Les accords de Taëf étaient une indication de ce qui allait advenir. Au lieu de s’attaquer à certaines des préoccupations immédiates de l’après-conflit, comme le sort des personnes disparues et portées disparues, les dirigeants libanais ont cherché à se mettre à l’abri. Une amnistie a été adoptée, qui a permis de protéger les auteurs des crimes et de marginaliser les victimes. Une politique d’obscurcissement a été menée pour estomper délibérément les événements qui se sont déroulés en temps de guerre, presque comme s’ils n’avaient pas eu lieu, invitant tout le monde à fermer les yeux sur ce qui s’était passé au Liban et sur les tragédies infligées à sa population.

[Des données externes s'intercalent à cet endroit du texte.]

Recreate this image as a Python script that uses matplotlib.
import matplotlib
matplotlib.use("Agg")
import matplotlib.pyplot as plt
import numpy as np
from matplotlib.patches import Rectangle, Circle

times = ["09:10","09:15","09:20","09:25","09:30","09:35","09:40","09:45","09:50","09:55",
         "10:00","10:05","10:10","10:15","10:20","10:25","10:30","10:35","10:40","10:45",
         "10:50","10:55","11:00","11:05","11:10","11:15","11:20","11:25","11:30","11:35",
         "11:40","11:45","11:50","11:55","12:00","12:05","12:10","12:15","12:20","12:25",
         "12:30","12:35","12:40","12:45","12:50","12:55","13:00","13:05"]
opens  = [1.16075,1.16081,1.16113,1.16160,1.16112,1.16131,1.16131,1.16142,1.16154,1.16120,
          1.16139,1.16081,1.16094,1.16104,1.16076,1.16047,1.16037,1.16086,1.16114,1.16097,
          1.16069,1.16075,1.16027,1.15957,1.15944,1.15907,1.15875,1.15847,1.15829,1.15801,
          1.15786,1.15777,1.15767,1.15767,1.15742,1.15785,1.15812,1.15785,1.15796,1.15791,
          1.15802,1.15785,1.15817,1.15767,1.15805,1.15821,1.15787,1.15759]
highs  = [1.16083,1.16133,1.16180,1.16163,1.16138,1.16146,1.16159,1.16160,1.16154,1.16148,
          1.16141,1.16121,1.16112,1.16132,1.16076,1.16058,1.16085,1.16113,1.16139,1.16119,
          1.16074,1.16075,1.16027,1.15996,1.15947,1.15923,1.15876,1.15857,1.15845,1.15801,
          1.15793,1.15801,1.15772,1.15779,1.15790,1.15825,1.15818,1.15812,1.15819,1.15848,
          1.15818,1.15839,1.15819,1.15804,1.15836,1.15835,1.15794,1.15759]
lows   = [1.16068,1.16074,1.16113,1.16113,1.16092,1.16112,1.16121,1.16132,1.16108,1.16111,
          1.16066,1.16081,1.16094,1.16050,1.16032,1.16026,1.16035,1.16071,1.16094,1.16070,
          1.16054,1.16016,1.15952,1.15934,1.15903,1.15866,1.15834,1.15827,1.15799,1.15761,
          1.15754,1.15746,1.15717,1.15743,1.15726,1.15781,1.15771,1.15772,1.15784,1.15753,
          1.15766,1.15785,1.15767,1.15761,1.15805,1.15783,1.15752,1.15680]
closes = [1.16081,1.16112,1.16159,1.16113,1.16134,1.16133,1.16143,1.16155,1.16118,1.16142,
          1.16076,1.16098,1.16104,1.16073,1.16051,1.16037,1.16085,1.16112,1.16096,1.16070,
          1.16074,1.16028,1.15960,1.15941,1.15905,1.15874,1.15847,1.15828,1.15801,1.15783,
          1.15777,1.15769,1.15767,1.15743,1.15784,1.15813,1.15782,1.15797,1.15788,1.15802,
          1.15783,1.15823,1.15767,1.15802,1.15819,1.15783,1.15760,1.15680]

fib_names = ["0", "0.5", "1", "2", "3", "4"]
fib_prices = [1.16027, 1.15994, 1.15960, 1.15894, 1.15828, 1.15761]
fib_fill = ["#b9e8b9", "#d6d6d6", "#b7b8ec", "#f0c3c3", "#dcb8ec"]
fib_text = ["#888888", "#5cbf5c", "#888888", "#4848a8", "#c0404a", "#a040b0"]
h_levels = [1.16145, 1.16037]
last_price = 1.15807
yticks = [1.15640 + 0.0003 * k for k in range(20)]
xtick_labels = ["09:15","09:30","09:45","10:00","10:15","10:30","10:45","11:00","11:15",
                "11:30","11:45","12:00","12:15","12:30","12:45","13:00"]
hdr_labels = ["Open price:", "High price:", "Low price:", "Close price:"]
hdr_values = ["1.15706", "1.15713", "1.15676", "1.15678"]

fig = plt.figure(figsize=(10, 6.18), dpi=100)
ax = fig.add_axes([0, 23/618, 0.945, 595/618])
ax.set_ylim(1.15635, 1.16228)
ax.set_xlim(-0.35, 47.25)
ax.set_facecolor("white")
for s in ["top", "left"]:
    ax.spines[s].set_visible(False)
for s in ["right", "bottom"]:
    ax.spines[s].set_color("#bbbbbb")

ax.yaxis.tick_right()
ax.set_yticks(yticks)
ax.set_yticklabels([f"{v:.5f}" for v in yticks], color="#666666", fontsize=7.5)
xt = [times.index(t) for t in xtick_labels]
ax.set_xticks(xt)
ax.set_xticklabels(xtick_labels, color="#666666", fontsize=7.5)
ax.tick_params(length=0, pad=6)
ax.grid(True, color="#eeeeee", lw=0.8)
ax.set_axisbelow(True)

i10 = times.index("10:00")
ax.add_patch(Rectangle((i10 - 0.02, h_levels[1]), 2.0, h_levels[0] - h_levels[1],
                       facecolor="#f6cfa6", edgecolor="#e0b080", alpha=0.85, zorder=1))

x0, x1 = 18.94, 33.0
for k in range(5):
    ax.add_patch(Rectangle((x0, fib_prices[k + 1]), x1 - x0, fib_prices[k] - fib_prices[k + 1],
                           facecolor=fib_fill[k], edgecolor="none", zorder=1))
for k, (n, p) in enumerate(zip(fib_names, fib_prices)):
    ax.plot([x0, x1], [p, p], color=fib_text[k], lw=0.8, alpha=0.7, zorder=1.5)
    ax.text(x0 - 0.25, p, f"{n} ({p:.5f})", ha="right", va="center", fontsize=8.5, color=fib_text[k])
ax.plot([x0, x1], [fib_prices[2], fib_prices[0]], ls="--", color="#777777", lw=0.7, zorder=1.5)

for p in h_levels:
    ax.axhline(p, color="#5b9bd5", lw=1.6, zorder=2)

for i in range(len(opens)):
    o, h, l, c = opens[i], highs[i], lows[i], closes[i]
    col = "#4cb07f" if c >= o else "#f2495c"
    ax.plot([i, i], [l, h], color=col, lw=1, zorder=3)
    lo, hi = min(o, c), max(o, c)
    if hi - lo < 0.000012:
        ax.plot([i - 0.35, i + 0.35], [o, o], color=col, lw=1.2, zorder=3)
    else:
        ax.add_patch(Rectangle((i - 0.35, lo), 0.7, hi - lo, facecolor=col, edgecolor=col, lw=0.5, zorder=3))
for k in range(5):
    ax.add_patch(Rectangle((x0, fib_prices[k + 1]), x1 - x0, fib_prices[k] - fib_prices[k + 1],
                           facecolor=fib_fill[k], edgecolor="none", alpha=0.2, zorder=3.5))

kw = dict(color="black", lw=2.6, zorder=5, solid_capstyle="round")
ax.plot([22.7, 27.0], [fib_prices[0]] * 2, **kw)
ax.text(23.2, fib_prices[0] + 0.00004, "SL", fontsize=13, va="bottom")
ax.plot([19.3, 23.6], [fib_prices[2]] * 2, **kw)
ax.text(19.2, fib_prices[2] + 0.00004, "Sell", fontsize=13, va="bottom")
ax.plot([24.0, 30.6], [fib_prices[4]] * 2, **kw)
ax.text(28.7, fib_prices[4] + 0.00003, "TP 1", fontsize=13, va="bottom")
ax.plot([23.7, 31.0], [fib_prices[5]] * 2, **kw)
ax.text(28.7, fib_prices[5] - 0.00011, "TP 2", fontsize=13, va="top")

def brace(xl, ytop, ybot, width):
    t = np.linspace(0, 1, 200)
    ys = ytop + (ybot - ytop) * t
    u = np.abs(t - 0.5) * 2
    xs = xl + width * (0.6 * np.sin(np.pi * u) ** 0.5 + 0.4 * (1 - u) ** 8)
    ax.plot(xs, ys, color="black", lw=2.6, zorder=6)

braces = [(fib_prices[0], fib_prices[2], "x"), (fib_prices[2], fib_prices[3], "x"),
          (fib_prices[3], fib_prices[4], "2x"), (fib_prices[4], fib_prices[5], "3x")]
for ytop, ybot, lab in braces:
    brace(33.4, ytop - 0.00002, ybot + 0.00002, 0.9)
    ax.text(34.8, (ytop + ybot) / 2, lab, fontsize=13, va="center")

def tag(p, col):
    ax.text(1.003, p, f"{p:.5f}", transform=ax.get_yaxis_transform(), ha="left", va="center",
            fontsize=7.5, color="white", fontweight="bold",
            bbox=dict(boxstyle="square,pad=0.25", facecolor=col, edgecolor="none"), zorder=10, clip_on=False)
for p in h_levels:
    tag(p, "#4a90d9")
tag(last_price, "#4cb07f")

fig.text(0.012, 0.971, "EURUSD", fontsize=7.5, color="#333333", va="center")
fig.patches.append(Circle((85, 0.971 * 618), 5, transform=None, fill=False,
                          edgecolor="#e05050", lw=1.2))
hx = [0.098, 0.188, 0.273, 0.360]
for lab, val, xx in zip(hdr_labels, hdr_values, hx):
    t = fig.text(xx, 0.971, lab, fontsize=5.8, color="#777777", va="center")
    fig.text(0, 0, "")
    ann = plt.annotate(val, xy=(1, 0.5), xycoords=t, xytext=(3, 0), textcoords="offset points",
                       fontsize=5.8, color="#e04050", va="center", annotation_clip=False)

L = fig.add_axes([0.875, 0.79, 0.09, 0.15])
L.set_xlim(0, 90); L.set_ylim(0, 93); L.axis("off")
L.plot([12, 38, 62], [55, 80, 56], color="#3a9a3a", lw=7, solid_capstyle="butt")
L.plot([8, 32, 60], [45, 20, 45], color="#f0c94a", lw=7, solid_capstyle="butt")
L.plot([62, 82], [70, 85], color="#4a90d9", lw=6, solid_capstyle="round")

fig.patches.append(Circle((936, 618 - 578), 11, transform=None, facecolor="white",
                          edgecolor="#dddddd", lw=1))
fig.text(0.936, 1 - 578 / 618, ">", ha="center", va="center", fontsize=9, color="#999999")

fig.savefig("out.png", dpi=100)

Selon Wadad, le comité des familles était un moyen de contester directement cette conspiration du silence imposée. Elle dit depuis longtemps que tant qu’il n’y a pas de nouvelles des membres disparus de ces familles, pour ces dernières la guerre est toujours en cours, et la paix déclarée du Liban n’est qu’une paix cultivée, fragile, que l’expression « laisser le passé au passé » caractériserait mieux.

Il n’a pas été facile de contester cette situation. D’après Wadad, les familles des personnes disparues ont réussi à former une coalition interconfessionnelle dans une région où règne la discorde entre les communautés, mais elles ont dû faire face à une myriade de défis et d’obstacles, sans parler des pièges et des menaces. Néanmoins, les familles n’ont jamais perdu courage ni renoncé à leur droit de découvrir le sort de leurs proches.

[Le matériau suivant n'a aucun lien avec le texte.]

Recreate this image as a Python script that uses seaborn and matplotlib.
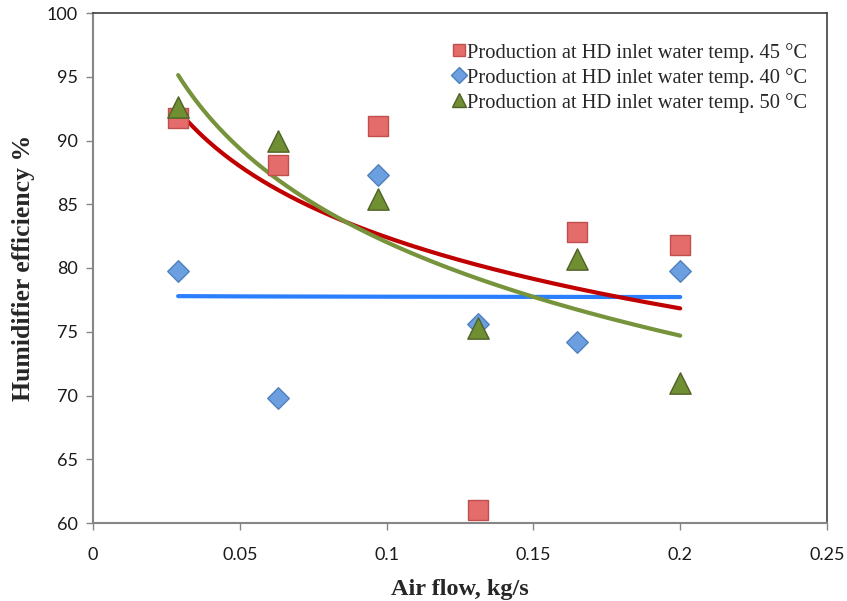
import numpy as np
import pandas as pd
import matplotlib
matplotlib.use("Agg")
import matplotlib.pyplot as plt
import seaborn as sns
from matplotlib.lines import Line2D

# ---- data ----
air_flow = [0.029, 0.063, 0.097, 0.131, 0.165, 0.200]
eff_45 = [91.8, 88.1, 91.1, 61.0, 82.8, 81.8]
eff_40 = [79.8, 69.8, 87.3, 75.6, 74.2, 79.8]
eff_50 = [92.6, 90.0, 85.4, 75.3, 80.7, 71.0]

labels = [
    "Production at HD inlet water temp. 45 °C",
    "Production at HD inlet water temp. 40 °C",
    "Production at HD inlet water temp. 50 °C",
]
series = [eff_45, eff_40, eff_50]

x_ticks = [0, 0.05, 0.1, 0.15, 0.2, 0.25]
x_ticklabels = ["0", "0.05", "0.1", "0.15", "0.2", "0.25"]
y_ticks = [60, 65, 70, 75, 80, 85, 90, 95, 100]

# ---- styles ----
marker_face = ["#E46C6A", "#6C9FE0", "#6F8F32"]
marker_edge = ["#C0504D", "#4F81BD", "#4F6228"]
markers = ["s", "D", "^"]
msizes = [225, 120, 235]
line_colors = ["#C00000", "#2A7FFF", "#77933C"]

rows = []
for lab, ys in zip(labels, series):
    for x, y in zip(air_flow, ys):
        rows.append({"x": x, "y": y, "series": lab})
df = pd.DataFrame(rows)

# logarithmic trend lines (as Excel log trendline)
trend_rows = []
xs = np.linspace(min(air_flow), max(air_flow), 200)
for lab, ys in zip(labels, series):
    b, a = np.polyfit(np.log(air_flow), ys, 1)
    for xv in xs:
        trend_rows.append({"x": xv, "y": a + b * np.log(xv), "series": lab})
tdf = pd.DataFrame(trend_rows)

sns.set_style("white")
fig = plt.figure(figsize=(8.47, 6.01), dpi=100)
ax = fig.add_axes([93 / 847, 78 / 601, 734 / 847, 510 / 601])

# draw trend lines order: blue, red, green
for i in [1, 0, 2]:
    sub = tdf[tdf["series"] == labels[i]]
    sns.lineplot(data=sub, x="x", y="y", ax=ax, color=line_colors[i],
                 linewidth=3.0, legend=False, zorder=2, sort=True,
                 solid_capstyle="round")

# markers: order 45, 40, 50 -> triangles on top
for i in [0, 1, 2]:
    sub = df[df["series"] == labels[i]]
    sns.scatterplot(data=sub, x="x", y="y", ax=ax, marker=markers[i],
                    s=msizes[i], color=marker_face[i], edgecolor=marker_edge[i],
                    linewidth=1.0, legend=False, zorder=3 + i)

ax.set_xlim(0, 0.25)
ax.set_ylim(60, 100)
ax.set_xticks(x_ticks)
ax.set_xticklabels(x_ticklabels)
ax.set_yticks(y_ticks)

tick_font = "Lato"
for t in ax.get_xticklabels() + ax.get_yticklabels():
    t.set_fontfamily(tick_font)
    t.set_fontsize(13)
    t.set_color("#1a1a1a")

ax.tick_params(axis="both", direction="out", length=5, width=1, color="#868686",
               bottom=True, left=True, pad=6)
ax.tick_params(axis="x", pad=12)

for s in ["left", "bottom"]:
    ax.spines[s].set_color("#868686")
    ax.spines[s].set_linewidth(1.5)
for s in ["top", "right"]:
    ax.spines[s].set_color("#404040")
    ax.spines[s].set_linewidth(1.2)

ax.set_xlabel("Air flow, kg/s", fontfamily="Liberation Serif", fontweight="bold",
              fontsize=17.5, labelpad=12)
ax.set_ylabel("Humidifier efficiency %", fontfamily="Liberation Serif",
              fontweight="bold", fontsize=18.5, labelpad=8)

handles = [
    Line2D([], [], linestyle="none", marker=markers[i], markersize=ms,
           markerfacecolor=marker_face[i], markeredgecolor=marker_edge[i])
    for i, ms in zip(range(3), [9, 8, 10])
]
leg = ax.legend(handles, labels, loc="upper right", bbox_to_anchor=(0.993, 0.97),
                frameon=False, handlelength=0.6, handletextpad=0.1,
                labelspacing=0.25, borderaxespad=0.3,
                prop={"family": "Liberation Serif", "size": 14.8})

fig.savefig("out.png", dpi=100)
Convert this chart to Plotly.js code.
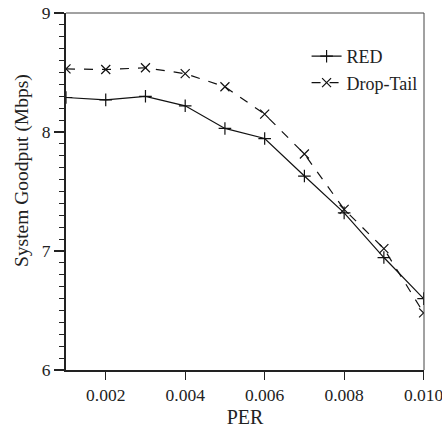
<!DOCTYPE html>
<html>
<head>
<meta charset="utf-8">
<script src="https://cdn.plot.ly/plotly-3.0.1.min.js"></script>
<style>html,body{margin:0;padding:0;background:#fff;}#chart{width:442px;height:429px;}</style>
</head>
<body>
<div id="chart"></div>
<script>
const per = [0.001, 0.002, 0.003, 0.004, 0.005, 0.006, 0.007, 0.008, 0.009, 0.010];
const redGoodput = [8.29, 8.27, 8.30, 8.22, 8.03, 7.945, 7.63, 7.32, 6.945, 6.60];
const dropTailGoodput = [8.53, 8.525, 8.54, 8.49, 8.38, 8.15, 7.815, 7.35, 7.02, 6.48];
const xTickVals = [0.002, 0.004, 0.006, 0.008, 0.010];
const xTickText = ["0.002", "0.004", "0.006", "0.008", "0.010"];
const yTickVals = [6, 7, 8, 9];
const xTitle = "PER";
const yTitle = "System Goodput (Mbps)";

const FAM = "'Liberation Serif', 'DejaVu Serif', serif";
const tickFont = {family: FAM, size: 17.5, color: "#222"};
const titleFont = {family: FAM, size: 20, color: "#222"};
const yTitleFont = {family: FAM, size: 19.5, color: "#222"};
const legendFont = {family: FAM, size: 18, color: "#222"};

const traces = [
  {
    x: per, y: redGoodput, name: "RED", mode: "lines+markers",
    line: {color: "#111", width: 1.2, dash: "solid"},
    marker: {symbol: "cross-thin", size: 9, color: "#111", line: {color: "#111", width: 1.2}}
  },
  {
    x: per, y: dropTailGoodput, name: "Drop-Tail", mode: "lines+markers",
    line: {color: "#111", width: 1.2, dash: "dash"},
    marker: {symbol: "x-thin", size: 9, color: "#111", line: {color: "#111", width: 1.2}}
  }
];

const layout = {
  width: 442, height: 429,
  margin: {l: 66, r: 18, t: 13, b: 59},
  paper_bgcolor: "#fff", plot_bgcolor: "#fff",
  font: tickFont,
  showlegend: true,
  legend: {x: 0.672, y: 0.93, xanchor: "left", yanchor: "top", bgcolor: "rgba(0,0,0,0)",
           font: legendFont, tracegroupgap: 0, itemwidth: 30},
  xaxis: {
    range: [0.001, 0.01001], tickvals: xTickVals, ticktext: xTickText,
    tickfont: tickFont, ticklabeloverflow: "allow",
    ticks: "outside", ticklen: 8, tickwidth: 1.2, tickcolor: "#222",
    showline: true, linewidth: 2, linecolor: "#222", mirror: false,
    showgrid: false, zeroline: false,
    title: {text: xTitle, font: titleFont, standoff: 6}
  },
  yaxis: {
    range: [6, 9], tickvals: yTickVals, tickfont: tickFont,
    ticks: "outside", ticklen: 10, tickwidth: 1.2, tickcolor: "#222",
    minor: {dtick: 0.1, ticks: "outside", ticklen: 5, tickwidth: 1, tickcolor: "#222", showgrid: false},
    showline: true, linewidth: 2, linecolor: "#222", mirror: false,
    showgrid: false, zeroline: false
  },
  annotations: [
    {text: yTitle, xref: "paper", yref: "paper", x: -0.123, y: 0.56,
     xanchor: "center", yanchor: "middle", textangle: -90, showarrow: false, font: yTitleFont}
  ],
  shapes: [
    {type: "line", xref: "paper", yref: "paper", x0: 0, x1: 1, y0: 1, y1: 1, line: {color: "#444", width: 1}},
    {type: "line", xref: "paper", yref: "paper", x0: 1, x1: 1, y0: 0, y1: 1, line: {color: "#444", width: 1}}
  ]
};

Plotly.newPlot("chart", traces, layout, {displayModeBar: false, staticPlot: true});
</script>
</body>
</html>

Odette Salem is the mother of two missing persons: Richard (21 years old) and Mary Christine (19 years old). The families of the missing and forcibly disappeared people set up a tent in Gibran Khalil Gibran Public Park in front of the ESCWA building in central Beirut in 2005. The tent became the center of the families’ activities and the starting point for every field movement outside it. Odette left her home and resided in the tent. She was hit by a car while crossing the street towards the tent in May 2009.

Wadad souligne qu’elles ont travaillé sans relâche pendant les périodes de conflit et de post-conflit au Liban. Elle a, elle-même, également fondé ou rejoint plusieurs réseaux et forums, notamment la Fédération euro-méditerranéenne contre les disparitions forcées (2007), le Réseau mondial de solidarité des mères, sœurs, épouses, filles et proches de personnes enlevées ou disparues (2000) et le Forum for Memory and Future dans le cadre du projet de consolidation de la paix du PNUD (2019). Le comité des familles a également remporté des victoires modestes mais symboliques, œuvrant « à un pas de tortue » (comme Wadad décrit ses efforts et ceux des familles) jusqu’à obtenir l’entérinement d’une loi sur les personnes disparues en 2018. La loi 105/2018 consacre le « droit de savoir » des familles chargeant les autorités de former une commission nationale indépendante pour clarifier le sort des personnes disparues pendant les années de conflit au Liban.

Cette loi est le fruit de 36 ans de luttes et de larmes, et de décennies d’attente. Actuellement, le comité des familles se bat pour la mise en œuvre de la loi. Ses efforts ont abouti au premier décret d’application, qui prévoit la mise en place d’une commission d’enquête indépendante sur le sort des personnes disparues et des victimes de disparitions forcées (2020 – 2021).

La commission s’efforce de poursuivre sa mission malgré les réticences des autorités libanaises à lui allouer un siège dédié ainsi que le soutien financier prévu par la loi.

Ainsi, le combat continue. Jusqu’à aujourd’hui, les épouses et les filles des personnes disparues défendent leur droit de connaître leur sort. Wadad et d’autres parents de disparus ont également été actifs lors de la révolution du 17 octobre en 2019-2020, en rappelant leurs demandes initiales de mettre fin à l’impunité et de rendre des comptes après la guerre.

« Il ne s’agit pas seulement des familles des disparus, mais de toutes les victimes de la guerre. Nous voulons que nos enfants grandissent dans un État qui respecte les droits humains et une paix véritable », dit-elle.

« Je veux savoir où Adnan Halawani a été enterré, et pouvoir y aller et raconter à mes petits-enfants ce qui s’est passé : il y a eu une guerre, ceci est arrivé et votre grand-père est ici. »

Wadad espère qu’INOVAS pourra servir d’« espace pour nous tous, en tant que victimes, nous permettant de partager notre douleur », et de lieu où les victimes et les survivants du monde entier pourront « échanger leurs expériences ».

« Ensemble, nous créons une nouvelle culture pour le travail sur les droits humains, une culture qui nous permettra de nous démarquer des activités et des théories qui existent déjà », dit-elle, en exprimant sa confiance dans la « flexibilité » intégrée au réseau INOVAS.